Retype each line of the material exactly, please, skipping any picture in it.

──────────

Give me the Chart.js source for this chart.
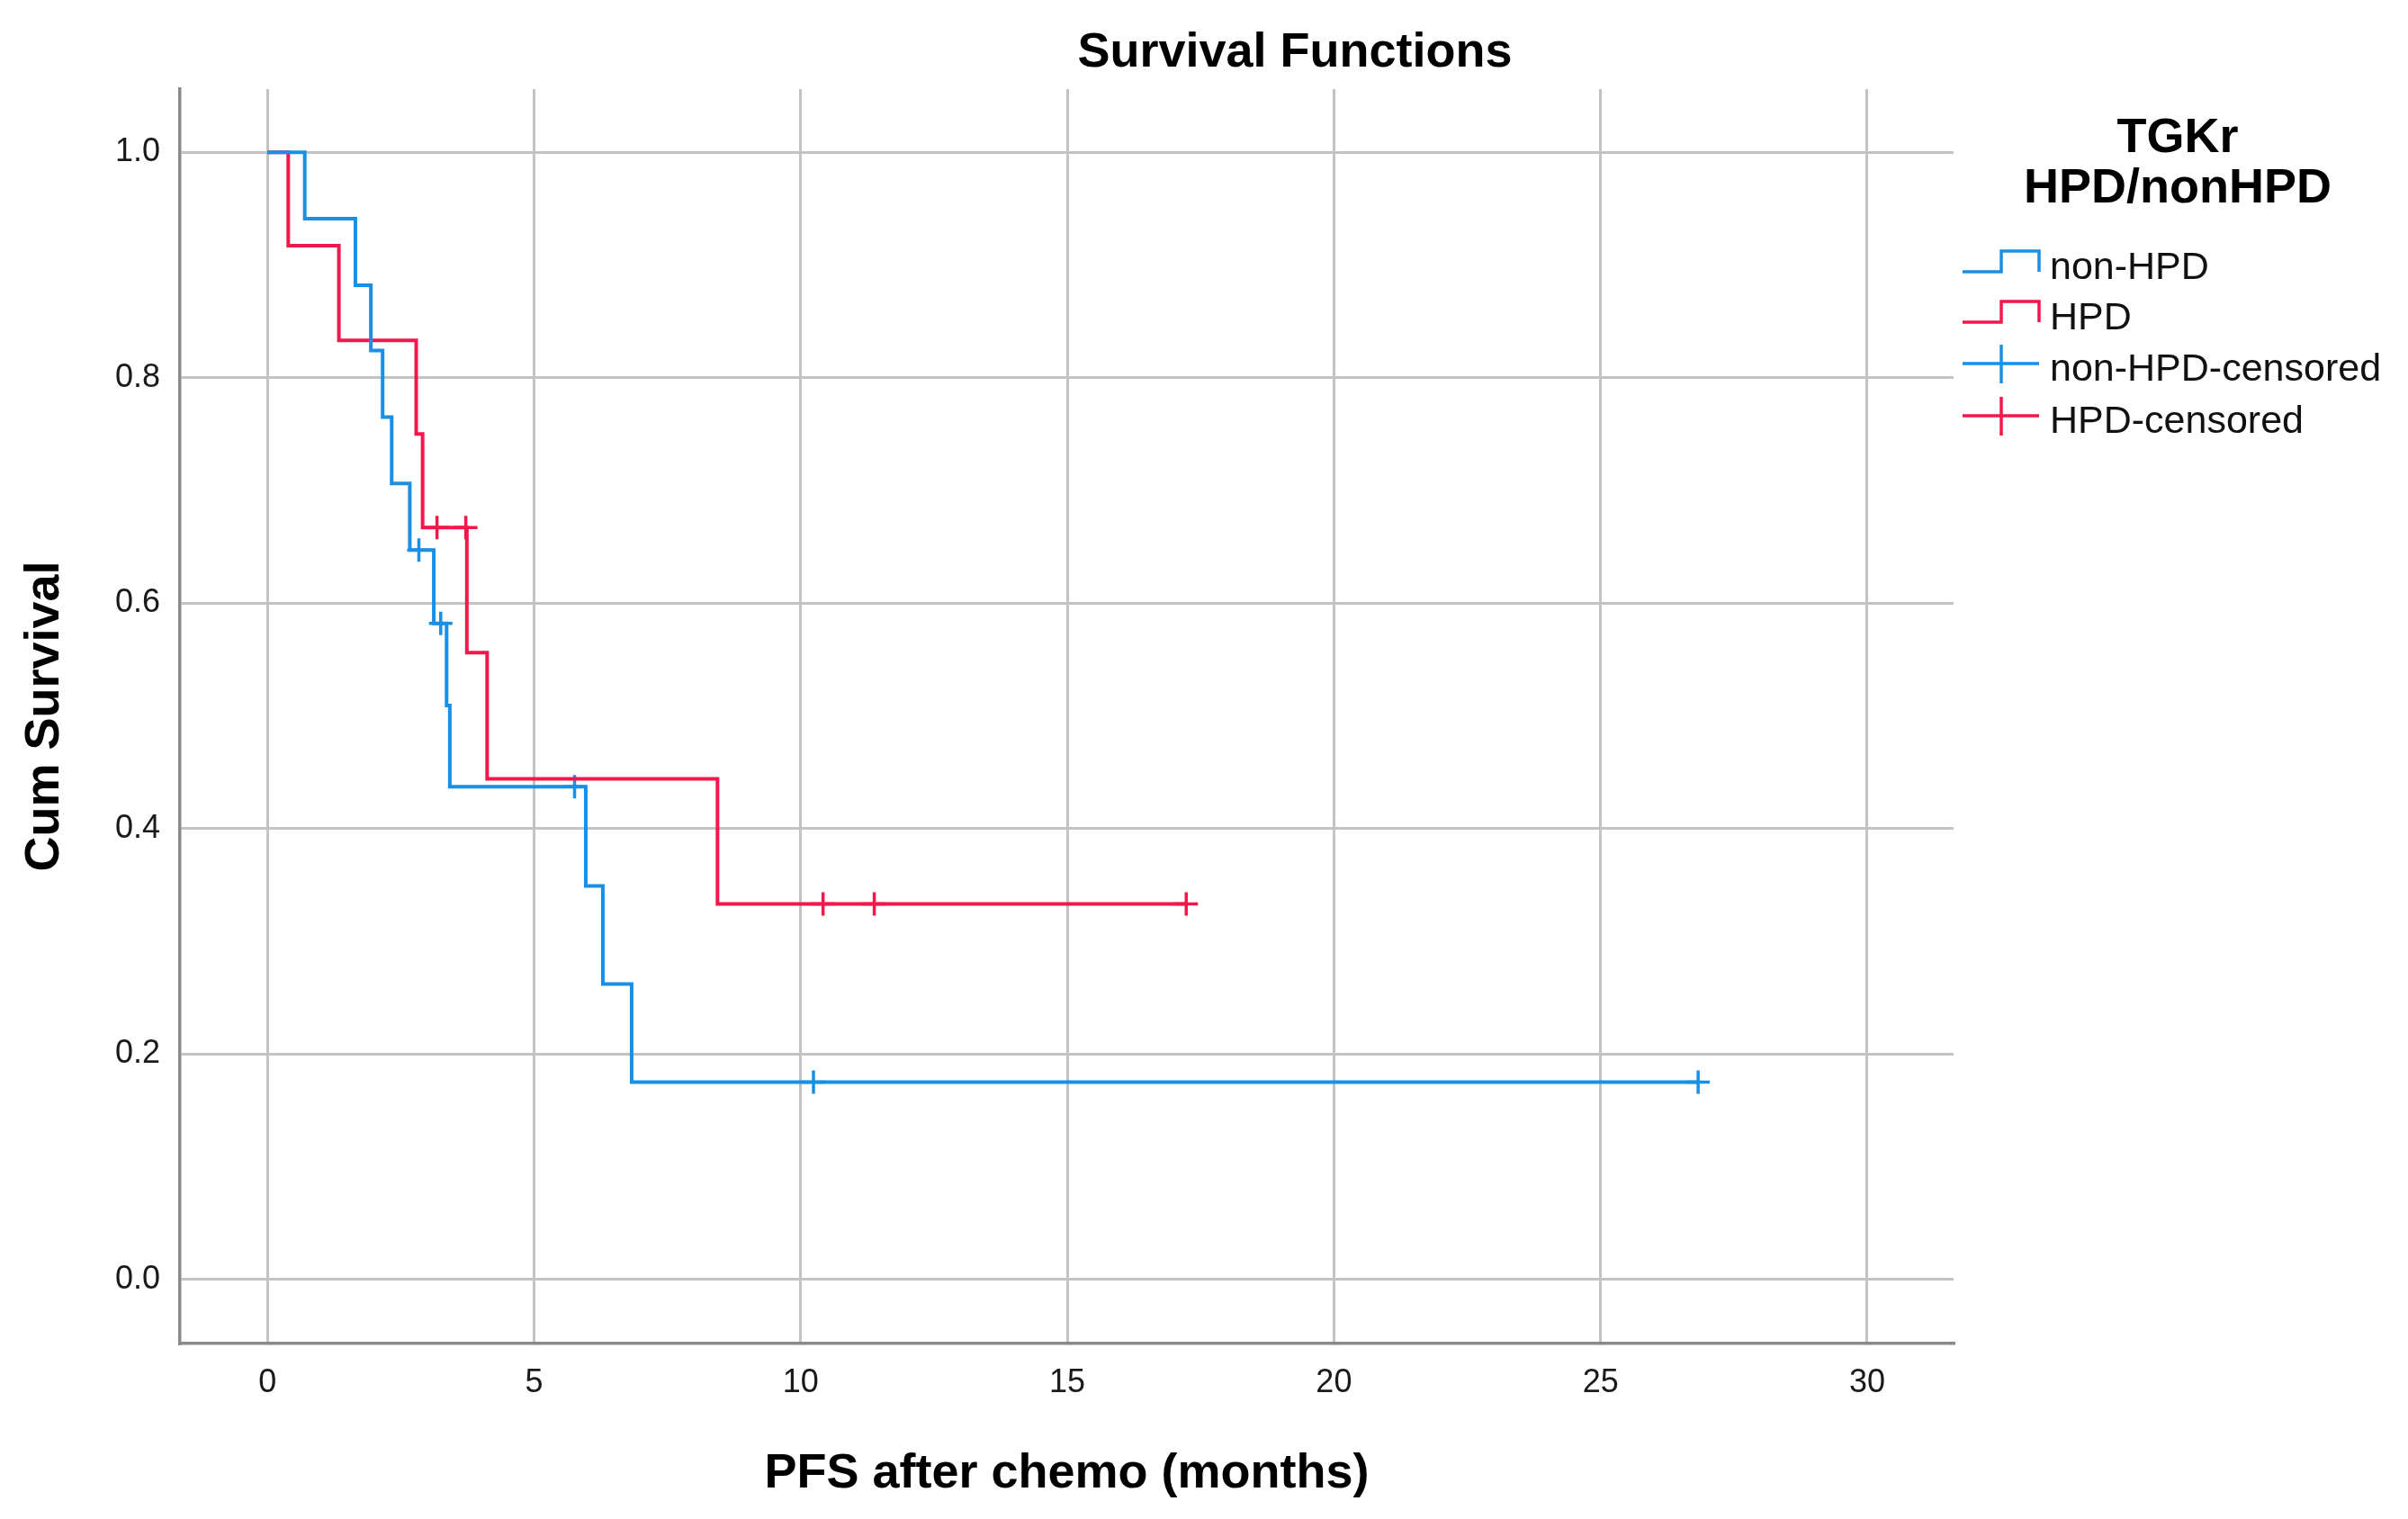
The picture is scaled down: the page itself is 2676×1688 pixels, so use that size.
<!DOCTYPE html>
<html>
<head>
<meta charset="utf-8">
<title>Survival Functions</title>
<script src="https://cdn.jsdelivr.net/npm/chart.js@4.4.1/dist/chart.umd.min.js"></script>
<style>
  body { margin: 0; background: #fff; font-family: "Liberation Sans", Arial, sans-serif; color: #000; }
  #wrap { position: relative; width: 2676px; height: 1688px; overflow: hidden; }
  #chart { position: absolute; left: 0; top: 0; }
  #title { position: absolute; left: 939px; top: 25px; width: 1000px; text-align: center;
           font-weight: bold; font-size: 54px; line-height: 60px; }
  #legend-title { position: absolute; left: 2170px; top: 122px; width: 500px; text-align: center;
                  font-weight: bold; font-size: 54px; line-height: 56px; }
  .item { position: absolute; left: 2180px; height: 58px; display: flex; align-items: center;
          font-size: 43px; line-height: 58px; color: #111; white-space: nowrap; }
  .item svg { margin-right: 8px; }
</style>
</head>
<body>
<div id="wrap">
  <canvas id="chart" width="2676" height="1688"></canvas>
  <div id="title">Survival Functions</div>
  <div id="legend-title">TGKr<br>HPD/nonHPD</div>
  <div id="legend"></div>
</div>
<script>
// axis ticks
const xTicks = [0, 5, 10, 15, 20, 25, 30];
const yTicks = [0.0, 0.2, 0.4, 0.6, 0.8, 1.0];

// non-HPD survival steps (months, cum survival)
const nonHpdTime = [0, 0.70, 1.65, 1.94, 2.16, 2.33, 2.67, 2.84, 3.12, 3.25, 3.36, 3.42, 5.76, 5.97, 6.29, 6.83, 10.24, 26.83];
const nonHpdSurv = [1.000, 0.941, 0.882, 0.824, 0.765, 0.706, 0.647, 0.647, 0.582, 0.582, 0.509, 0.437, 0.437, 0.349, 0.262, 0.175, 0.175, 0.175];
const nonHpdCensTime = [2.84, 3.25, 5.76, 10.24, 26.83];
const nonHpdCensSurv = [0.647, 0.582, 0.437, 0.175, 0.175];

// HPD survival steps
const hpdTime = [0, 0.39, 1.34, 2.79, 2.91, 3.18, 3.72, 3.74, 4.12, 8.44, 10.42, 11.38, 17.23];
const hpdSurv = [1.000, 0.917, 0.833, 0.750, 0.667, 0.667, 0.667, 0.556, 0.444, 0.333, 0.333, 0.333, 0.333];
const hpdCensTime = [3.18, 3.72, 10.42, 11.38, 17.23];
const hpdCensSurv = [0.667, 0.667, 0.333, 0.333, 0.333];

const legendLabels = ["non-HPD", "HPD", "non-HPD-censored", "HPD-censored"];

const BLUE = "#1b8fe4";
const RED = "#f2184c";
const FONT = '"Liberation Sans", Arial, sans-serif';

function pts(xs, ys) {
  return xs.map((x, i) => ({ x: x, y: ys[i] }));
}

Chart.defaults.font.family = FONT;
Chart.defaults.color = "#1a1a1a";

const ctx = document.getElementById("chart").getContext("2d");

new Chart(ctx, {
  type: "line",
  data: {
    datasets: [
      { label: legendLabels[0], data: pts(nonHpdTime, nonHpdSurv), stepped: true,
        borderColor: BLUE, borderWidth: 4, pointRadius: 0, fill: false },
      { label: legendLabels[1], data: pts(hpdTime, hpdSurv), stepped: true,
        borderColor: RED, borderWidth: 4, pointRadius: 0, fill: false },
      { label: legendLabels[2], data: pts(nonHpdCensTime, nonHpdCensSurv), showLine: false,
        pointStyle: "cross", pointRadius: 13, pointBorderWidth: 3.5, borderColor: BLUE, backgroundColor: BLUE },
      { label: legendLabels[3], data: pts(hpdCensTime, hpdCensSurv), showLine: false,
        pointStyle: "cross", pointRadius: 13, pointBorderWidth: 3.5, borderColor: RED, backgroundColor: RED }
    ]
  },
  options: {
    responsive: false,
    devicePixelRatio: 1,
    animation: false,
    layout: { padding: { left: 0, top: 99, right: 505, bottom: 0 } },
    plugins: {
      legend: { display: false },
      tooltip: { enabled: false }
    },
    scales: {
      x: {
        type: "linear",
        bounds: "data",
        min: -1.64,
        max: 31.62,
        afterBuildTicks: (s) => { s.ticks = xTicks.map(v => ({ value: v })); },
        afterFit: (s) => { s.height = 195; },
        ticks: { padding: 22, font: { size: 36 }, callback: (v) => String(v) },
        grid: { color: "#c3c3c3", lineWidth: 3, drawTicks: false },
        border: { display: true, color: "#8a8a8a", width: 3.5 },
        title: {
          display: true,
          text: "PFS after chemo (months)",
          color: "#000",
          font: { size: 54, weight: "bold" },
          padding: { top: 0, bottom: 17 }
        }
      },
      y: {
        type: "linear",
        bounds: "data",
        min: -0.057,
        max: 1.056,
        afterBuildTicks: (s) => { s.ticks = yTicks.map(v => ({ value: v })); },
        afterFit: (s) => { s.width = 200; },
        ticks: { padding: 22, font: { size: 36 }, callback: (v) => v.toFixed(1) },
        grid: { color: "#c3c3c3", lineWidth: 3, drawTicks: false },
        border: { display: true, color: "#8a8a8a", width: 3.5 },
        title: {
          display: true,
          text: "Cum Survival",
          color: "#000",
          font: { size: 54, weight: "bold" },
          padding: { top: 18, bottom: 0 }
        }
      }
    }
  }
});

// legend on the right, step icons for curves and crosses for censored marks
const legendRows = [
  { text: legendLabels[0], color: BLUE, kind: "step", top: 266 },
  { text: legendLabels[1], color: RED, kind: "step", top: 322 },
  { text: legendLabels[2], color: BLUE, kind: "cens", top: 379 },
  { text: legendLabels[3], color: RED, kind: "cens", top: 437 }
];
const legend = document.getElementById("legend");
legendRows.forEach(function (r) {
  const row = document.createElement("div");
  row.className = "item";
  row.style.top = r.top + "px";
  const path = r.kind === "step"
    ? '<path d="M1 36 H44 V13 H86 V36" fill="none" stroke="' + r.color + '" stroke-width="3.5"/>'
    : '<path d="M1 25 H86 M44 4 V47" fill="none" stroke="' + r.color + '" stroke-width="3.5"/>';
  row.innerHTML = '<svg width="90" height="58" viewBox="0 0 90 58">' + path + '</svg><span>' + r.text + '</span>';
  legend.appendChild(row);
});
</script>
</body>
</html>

──────────

**Output of the exercise**
Give me the Chart.js source for this chart.
The picture is scaled down: the page itself is 2676×1688 pixels, so use that size.
<!DOCTYPE html>
<html>
<head>
<meta charset="utf-8">
<title>Survival Functions</title>
<script src="https://cdn.jsdelivr.net/npm/chart.js@4.4.1/dist/chart.umd.min.js"></script>
<style>
  body { margin: 0; background: #fff; font-family: "Liberation Sans", Arial, sans-serif; color: #000; }
  #wrap { position: relative; width: 2676px; height: 1688px; overflow: hidden; }
  #chart { position: absolute; left: 0; top: 0; }
  #title { position: absolute; left: 939px; top: 25px; width: 1000px; text-align: center;
           font-weight: bold; font-size: 54px; line-height: 60px; }
  #legend-title { position: absolute; left: 2170px; top: 122px; width: 500px; text-align: center;
                  font-weight: bold; font-size: 54px; line-height: 56px; }
  .item { position: absolute; left: 2180px; height: 58px; display: flex; align-items: center;
          font-size: 43px; line-height: 58px; color: #111; white-space: nowrap; }
  .item svg { margin-right: 8px; }
</style>
</head>
<body>
<div id="wrap">
  <canvas id="chart" width="2676" height="1688"></canvas>
  <div id="title">Survival Functions</div>
  <div id="legend-title">TGKr<br>HPD/nonHPD</div>
  <div id="legend"></div>
</div>
<script>
// axis ticks
const xTicks = [0, 5, 10, 15, 20, 25, 30];
const yTicks = [0.0, 0.2, 0.4, 0.6, 0.8, 1.0];

// non-HPD survival steps (months, cum survival)
const nonHpdTime = [0, 0.70, 1.65, 1.94, 2.16, 2.33, 2.67, 2.84, 3.12, 3.25, 3.36, 3.42, 5.76, 5.97, 6.29, 6.83, 10.24, 26.83];
const nonHpdSurv = [1.000, 0.941, 0.882, 0.824, 0.765, 0.706, 0.647, 0.647, 0.582, 0.582, 0.509, 0.437, 0.437, 0.349, 0.262, 0.175, 0.175, 0.175];
const nonHpdCensTime = [2.84, 3.25, 5.76, 10.24, 26.83];
const nonHpdCensSurv = [0.647, 0.582, 0.437, 0.175, 0.175];

// HPD survival steps
const hpdTime = [0, 0.39, 1.34, 2.79, 2.91, 3.18, 3.72, 3.74, 4.12, 8.44, 10.42, 11.38, 17.23];
const hpdSurv = [1.000, 0.917, 0.833, 0.750, 0.667, 0.667, 0.667, 0.556, 0.444, 0.333, 0.333, 0.333, 0.333];
const hpdCensTime = [3.18, 3.72, 10.42, 11.38, 17.23];
const hpdCensSurv = [0.667, 0.667, 0.333, 0.333, 0.333];

const legendLabels = ["non-HPD", "HPD", "non-HPD-censored", "HPD-censored"];

const BLUE = "#1b8fe4";
const RED = "#f2184c";
const FONT = '"Liberation Sans", Arial, sans-serif';

function pts(xs, ys) {
  return xs.map((x, i) => ({ x: x, y: ys[i] }));
}

Chart.defaults.font.family = FONT;
Chart.defaults.color = "#1a1a1a";

const ctx = document.getElementById("chart").getContext("2d");

new Chart(ctx, {
  type: "line",
  data: {
    datasets: [
      { label: legendLabels[0], data: pts(nonHpdTime, nonHpdSurv), stepped: true,
        borderColor: BLUE, borderWidth: 4, pointRadius: 0, fill: false },
      { label: legendLabels[1], data: pts(hpdTime, hpdSurv), stepped: true,
        borderColor: RED, borderWidth: 4, pointRadius: 0, fill: false },
      { label: legendLabels[2], data: pts(nonHpdCensTime, nonHpdCensSurv), showLine: false,
        pointStyle: "cross", pointRadius: 13, pointBorderWidth: 3.5, borderColor: BLUE, backgroundColor: BLUE },
      { label: legendLabels[3], data: pts(hpdCensTime, hpdCensSurv), showLine: false,
        pointStyle: "cross", pointRadius: 13, pointBorderWidth: 3.5, borderColor: RED, backgroundColor: RED }
    ]
  },
  options: {
    responsive: false,
    devicePixelRatio: 1,
    animation: false,
    layout: { padding: { left: 0, top: 99, right: 505, bottom: 0 } },
    plugins: {
      legend: { display: false },
      tooltip: { enabled: false }
    },
    scales: {
      x: {
        type: "linear",
        bounds: "data",
        min: -1.64,
        max: 31.62,
        afterBuildTicks: (s) => { s.ticks = xTicks.map(v => ({ value: v })); },
        afterFit: (s) => { s.height = 195; },
        ticks: { padding: 22, font: { size: 36 }, callback: (v) => String(v) },
        grid: { color: "#c3c3c3", lineWidth: 3, drawTicks: false },
        border: { display: true, color: "#8a8a8a", width: 3.5 },
        title: {
          display: true,
          text: "PFS after chemo (months)",
          color: "#000",
          font: { size: 54, weight: "bold" },
          padding: { top: 0, bottom: 17 }
        }
      },
      y: {
        type: "linear",
        bounds: "data",
        min: -0.057,
        max: 1.056,
        afterBuildTicks: (s) => { s.ticks = yTicks.map(v => ({ value: v })); },
        afterFit: (s) => { s.width = 200; },
        ticks: { padding: 22, font: { size: 36 }, callback: (v) => v.toFixed(1) },
        grid: { color: "#c3c3c3", lineWidth: 3, drawTicks: false },
        border: { display: true, color: "#8a8a8a", width: 3.5 },
        title: {
          display: true,
          text: "Cum Survival",
          color: "#000",
          font: { size: 54, weight: "bold" },
          padding: { top: 18, bottom: 0 }
        }
      }
    }
  }
});

// legend on the right, step icons for curves and crosses for censored marks
const legendRows = [
  { text: legendLabels[0], color: BLUE, kind: "step", top: 266 },
  { text: legendLabels[1], color: RED, kind: "step", top: 322 },
  { text: legendLabels[2], color: BLUE, kind: "cens", top: 379 },
  { text: legendLabels[3], color: RED, kind: "cens", top: 437 }
];
const legend = document.getElementById("legend");
legendRows.forEach(function (r) {
  const row = document.createElement("div");
  row.className = "item";
  row.style.top = r.top + "px";
  const path = r.kind === "step"
    ? '<path d="M1 36 H44 V13 H86 V36" fill="none" stroke="' + r.color + '" stroke-width="3.5"/>'
    : '<path d="M1 25 H86 M44 4 V47" fill="none" stroke="' + r.color + '" stroke-width="3.5"/>';
  row.innerHTML = '<svg width="90" height="58" viewBox="0 0 90 58">' + path + '</svg><span>' + r.text + '</span>';
  legend.appendChild(row);
});
</script>
</body>
</html>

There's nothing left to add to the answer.